**Given task**
Include the line with "channels = [1,2,3,4,5,6,7,8,9,10,11,12,13,14,15,16,17,18,19,20];" and every line before it in the entries below, echoed exactly, but not the pictures.

[Dataset entries]
....................

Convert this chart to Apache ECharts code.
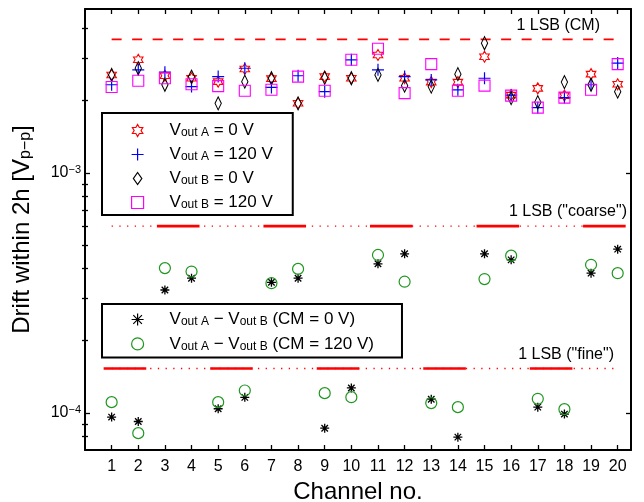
<!DOCTYPE html>
<html>
<head>
<meta charset="utf-8">
<script src="https://cdn.jsdelivr.net/npm/echarts@6/dist/echarts.min.js"></script>
<style>html,body{margin:0;padding:0;background:#fff}#c{width:644px;height:502px}</style>
</head>
<body>
<div id="c"></div>
<script>
// ---------------- data ----------------
const channels = [1,2,3,4,5,6,7,8,9,10,11,12,13,14,15,16,17,18,19,20];

const voutA_0V   = [2.56e-3,2.96e-3,2.54e-3,2.48e-3,2.40e-3,2.71e-3,2.47e-3,1.95e-3,2.52e-3,2.48e-3,3.10e-3,2.48e-3,2.39e-3,2.39e-3,3.05e-3,2.11e-3,2.25e-3,2.10e-3,2.58e-3,2.34e-3];
const voutA_120V = [2.33e-3,2.69e-3,2.63e-3,2.29e-3,2.52e-3,2.73e-3,2.27e-3,2.54e-3,2.18e-3,2.96e-3,2.69e-3,2.52e-3,2.44e-3,2.22e-3,2.48e-3,2.11e-3,1.87e-3,2.06e-3,2.33e-3,2.87e-3];
const voutB_0V   = [2.56e-3,2.73e-3,2.33e-3,2.52e-3,1.95e-3,2.40e-3,2.48e-3,1.95e-3,2.49e-3,2.48e-3,2.56e-3,2.31e-3,2.29e-3,2.58e-3,3.47e-3,2.05e-3,1.97e-3,2.39e-3,2.33e-3,2.18e-3];
const voutB_120V = [2.28e-3,2.42e-3,2.48e-3,2.34e-3,2.30e-3,2.20e-3,2.22e-3,2.52e-3,2.20e-3,2.96e-3,3.29e-3,2.15e-3,2.84e-3,2.20e-3,2.31e-3,2.10e-3,1.87e-3,2.06e-3,2.22e-3,2.84e-3];
const diff_CM0   = [0.96e-4,0.92e-4,3.25e-4,3.64e-4,1.04e-4,1.16e-4,3.50e-4,3.64e-4,0.863e-4,1.27e-4,4.18e-4,4.60e-4,1.14e-4,0.792e-4,4.60e-4,4.34e-4,1.056e-4,0.988e-4,3.82e-4,4.81e-4];
const diff_CM120 = [1.108e-4,0.823e-4,4.01e-4,3.88e-4,1.108e-4,1.239e-4,3.47e-4,3.98e-4,1.208e-4,1.162e-4,4.55e-4,3.52e-4,1.098e-4,1.056e-4,3.61e-4,4.52e-4,1.144e-4,1.036e-4,4.14e-4,3.82e-4];

const seriesNames = [
  'V_{out A} = 0 V',
  'V_{out A} = 120 V',
  'V_{out B} = 0 V',
  'V_{out B} = 120 V',
  'V_{out A} − V_{out B} (CM = 0 V)',
  'V_{out A} − V_{out B} (CM = 120 V)'
];

// 1-LSB reference levels
const lsbCM = 3.6e-3, lsbCoarse = 6.0e-4, lsbFine = 1.53e-4;
const cmSpan = [1, 20];
const dottedSpan = [1, 20];
const coarseSolid = [[2.7,4.3],[6.7,8.3],[10.7,12.3],[14.7,16.3],[18.7,20.3]];
const fineSolid   = [[0.7,2.3],[4.7,6.3],[8.7,10.3],[12.7,14.3],[16.7,18.3]];
const lsbLabels = ['1 LSB (CM)', '1 LSB ("coarse")', '1 LSB ("fine")'];

// tick values
const yMajorTicks = [1e-4, 1e-3];
const yMinorTicks = [8e-5,9e-5,2e-4,3e-4,4e-4,5e-4,6e-4,7e-4,8e-4,9e-4,2e-3,3e-3,4e-3];
const xTicks = channels;

// ---------------- styling ----------------
const FF = '"Liberation Sans", Arial, Helvetica, sans-serif';

function starPath(n, R, r) {
  let p = '';
  for (let k = 0; k < 2 * n; k++) {
    const a = -Math.PI / 2 + k * Math.PI / n;
    const rad = (k % 2) ? r : R;
    p += (k ? 'L' : 'M') + (rad * Math.cos(a)).toFixed(3) + ',' + (rad * Math.sin(a)).toFixed(3);
  }
  return 'path://' + p + 'Z';
}
const SYM = {
  hexagram: starPath(6, 5, 5 / Math.sqrt(3)),
  plus: 'path://M-5,0L5,0M0,-5L0,5',
  diamond: 'path://M0,-6L4.2,0L0,6L-4.2,0Z',
  square: 'path://M0,0L10,0L10,10L0,10Z',
  asterisk: 'path://M-5,0L5,0M0,-5L0,5M-3.6,-3.6L3.6,3.6M-3.6,3.6L3.6,-3.6',
  circle: 'circle'
};

function tex(str) {
  return str.split(/(_\{[^}]*\})/).filter(s => s.length).map(s =>
    s.startsWith('_{') ? '{s|' + s.slice(2, -1) + '}' : '{m|' + s + '}'
  ).join('');
}

function scatter(name, values, symbol, size, color, lw) {
  return {
    type: 'scatter', name: name, xAxisIndex: 0, yAxisIndex: 0,
    symbol: symbol, symbolSize: size, symbolKeepAspect: true,
    itemStyle: { color: 'rgba(0,0,0,0)', borderColor: color, borderWidth: lw, opacity: 1 },
    emphasis: { disabled: true },
    data: channels.map((c, i) => [c, values[i]]),
    z: 5
  };
}
function hline(x0, x1, v, style) {
  return {
    type: 'line', xAxisIndex: 0, yAxisIndex: 0, symbol: 'none', silent: true,
    lineStyle: style, data: [[x0, v], [x1, v]], z: 3, animation: false
  };
}

const red = '#ff0000';
const dashStyle = { color: red, width: 1.8, type: [10, 10.5] };
const dotStyle = { color: red, width: 1.3, type: [1.3, 6.4] };
const solidStyle = { color: red, width: 2.6, type: 'solid', cap: 'butt' };

const series = [
  scatter(seriesNames[0], voutA_0V, SYM.hexagram, 11, '#ff0000', 1.1),
  scatter(seriesNames[1], voutA_120V, SYM.plus, 12, '#0000ff', 1.2),
  scatter(seriesNames[2], voutB_0V, SYM.diamond, [9, 13], '#000000', 1.1),
  scatter(seriesNames[3], voutB_120V, SYM.square, 11, '#ff00ff', 1.1),
  scatter(seriesNames[4], diff_CM0, SYM.asterisk, 9, '#000000', 1.3),
  scatter(seriesNames[5], diff_CM120, SYM.circle, 11, '#1f961f', 1.2),
  hline(cmSpan[0], cmSpan[1], lsbCM, dashStyle),
  hline(dottedSpan[0], dottedSpan[1], lsbCoarse, dotStyle),
  hline(dottedSpan[0], dottedSpan[1], lsbFine, dotStyle)
];
coarseSolid.forEach(s => series.push(hline(s[0], s[1], lsbCoarse, solidStyle)));
fineSolid.forEach(s => series.push(hline(s[0], s[1], lsbFine, solidStyle)));

const axisLineStyle = { show: true, onZero: false, lineStyle: { color: '#000', width: 2 } };
const tickLine = { color: '#000', width: 1.3 };
const yMin = 7e-5, yMax = 4.82e-3;

function supLabel(v) {
  const e = Math.round(Math.log10(v));
  return '{b|10}{e|' + (e < 0 ? '−' + (-e) : e) + '}';
}

const legendRich = {
  m: { fontFamily: FF, fontSize: 17, color: '#000', lineHeight: 17, verticalAlign: 'top' },
  s: { fontFamily: FF, fontSize: 12, color: '#000', lineHeight: 12, verticalAlign: 'bottom', padding: [8, 0, 0, 0] }
};
function legendCfg(names, left, top, padding, gap) {
  return {
    show: true, orient: 'vertical', left: left, top: top,
    data: names, selectedMode: false,
    itemWidth: 54, itemHeight: 12, itemGap: gap, padding: padding,
    backgroundColor: '#fff', borderColor: '#000', borderWidth: 2, borderRadius: 0,
    symbolKeepAspect: true,
    itemStyle: { borderWidth: 1.2 },
    formatter: n => tex(n),
    textStyle: { rich: legendRich, color: '#000' }
  };
}

const option = {
  animation: false,
  backgroundColor: '#fff',
  textStyle: { fontFamily: FF },
  grid: { left: 85, right: 13, top: 9, bottom: 52, containLabel: false, outerBoundsMode: 'none' },
  xAxis: [
    {
      type: 'value', min: 0, max: 20.5, position: 'bottom',
      axisLine: axisLineStyle,
      axisTick: { show: true, inside: true, length: 5, lineStyle: tickLine, customValues: xTicks },
      axisLabel: { show: true, customValues: xTicks, margin: 9, color: '#000', fontSize: 16, fontFamily: FF },
      splitLine: { show: false },
      name: 'Channel no.', nameLocation: 'middle', nameGap: 25,
      nameTextStyle: { fontSize: 24, color: '#000', fontFamily: FF }
    },
    {
      type: 'value', min: 0, max: 20.5, position: 'top',
      axisLine: axisLineStyle,
      axisTick: { show: true, inside: true, length: 5, lineStyle: tickLine, customValues: xTicks },
      axisLabel: { show: false }, splitLine: { show: false }
    }
  ],
  yAxis: [
    {
      type: 'log', min: yMin, max: yMax, position: 'left',
      axisLine: axisLineStyle,
      axisTick: { show: true, inside: true, length: 5, lineStyle: tickLine, customValues: yMajorTicks },
      minorTick: { show: false },
      axisLabel: {
        show: true, customValues: yMajorTicks, margin: 4, formatter: supLabel,
        rich: {
          b: { fontFamily: FF, fontSize: 16, color: '#000', lineHeight: 16, verticalAlign: 'bottom' },
          e: { fontFamily: FF, fontSize: 11, color: '#000', lineHeight: 11, verticalAlign: 'top', padding: [0, 0, 12, 0] }
        }
      },
      splitLine: { show: false },
      name: tex('Drift within 2h [V_{p−p}]'), nameLocation: 'middle', nameRotate: 90, nameGap: 51,
      nameTextStyle: {
        rich: {
          m: { fontFamily: FF, fontSize: 24, color: '#000', lineHeight: 24, verticalAlign: 'top' },
          s: { fontFamily: FF, fontSize: 16, color: '#000', lineHeight: 16, verticalAlign: 'bottom', padding: [10, 0, 0, 0] }
        }
      }
    },
    {
      type: 'log', min: yMin, max: yMax, position: 'left',
      axisLine: { show: false },
      axisTick: { show: true, inside: true, length: 3, lineStyle: tickLine, customValues: yMinorTicks },
      axisLabel: { show: false }, splitLine: { show: false }
    },
    {
      type: 'log', min: yMin, max: yMax, position: 'right',
      axisLine: axisLineStyle,
      axisTick: { show: true, inside: true, length: 5, lineStyle: tickLine, customValues: yMajorTicks },
      axisLabel: { show: false }, splitLine: { show: false }
    },
    {
      type: 'log', min: yMin, max: yMax, position: 'right',
      axisLine: { show: false },
      axisTick: { show: true, inside: true, length: 3, lineStyle: tickLine, customValues: yMinorTicks },
      axisLabel: { show: false }, splitLine: { show: false }
    }
  ],
  legend: [
    legendCfg(seriesNames.slice(0, 4), 102, 113, [6, 20, 4, 29], 4),
    legendCfg(seriesNames.slice(4, 6), 102, 304, [4, 28, 5, 29], 4.4)
  ],
  graphic: [
    { type: 'text', x: 600, y: 26, silent: true, style: { text: lsbLabels[0], fill: '#000', fontSize: 16, fontFamily: FF, align: 'right', verticalAlign: 'middle' } },
    { type: 'text', x: 627, y: 212, silent: true, style: { text: lsbLabels[1], fill: '#000', fontSize: 16, fontFamily: FF, align: 'right', verticalAlign: 'middle' } },
    { type: 'text', x: 614, y: 355, silent: true, style: { text: lsbLabels[2], fill: '#000', fontSize: 16, fontFamily: FF, align: 'right', verticalAlign: 'middle' } }
  ],
  series: series
};

const chart = echarts.init(document.getElementById('c'), null, { renderer: 'canvas' });
chart.setOption(option);
</script>
</body>
</html>
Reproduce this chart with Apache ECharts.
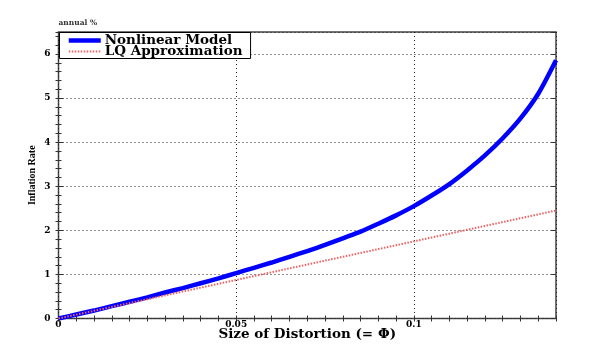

....................

**Result of this exercise**
Convert this chart to Apache ECharts code.
<!DOCTYPE html>
<html>
<head>
<meta charset="utf-8">
<script src="https://cdn.jsdelivr.net/npm/echarts@6/dist/echarts.min.js"></script>
<style>html,body{margin:0;padding:0;background:#fff}#c{width:644px;height:502px}</style>
</head>
<body>
<div id="c"></div>
<script>
// ---------------- data ----------------
const channels = [1,2,3,4,5,6,7,8,9,10,11,12,13,14,15,16,17,18,19,20];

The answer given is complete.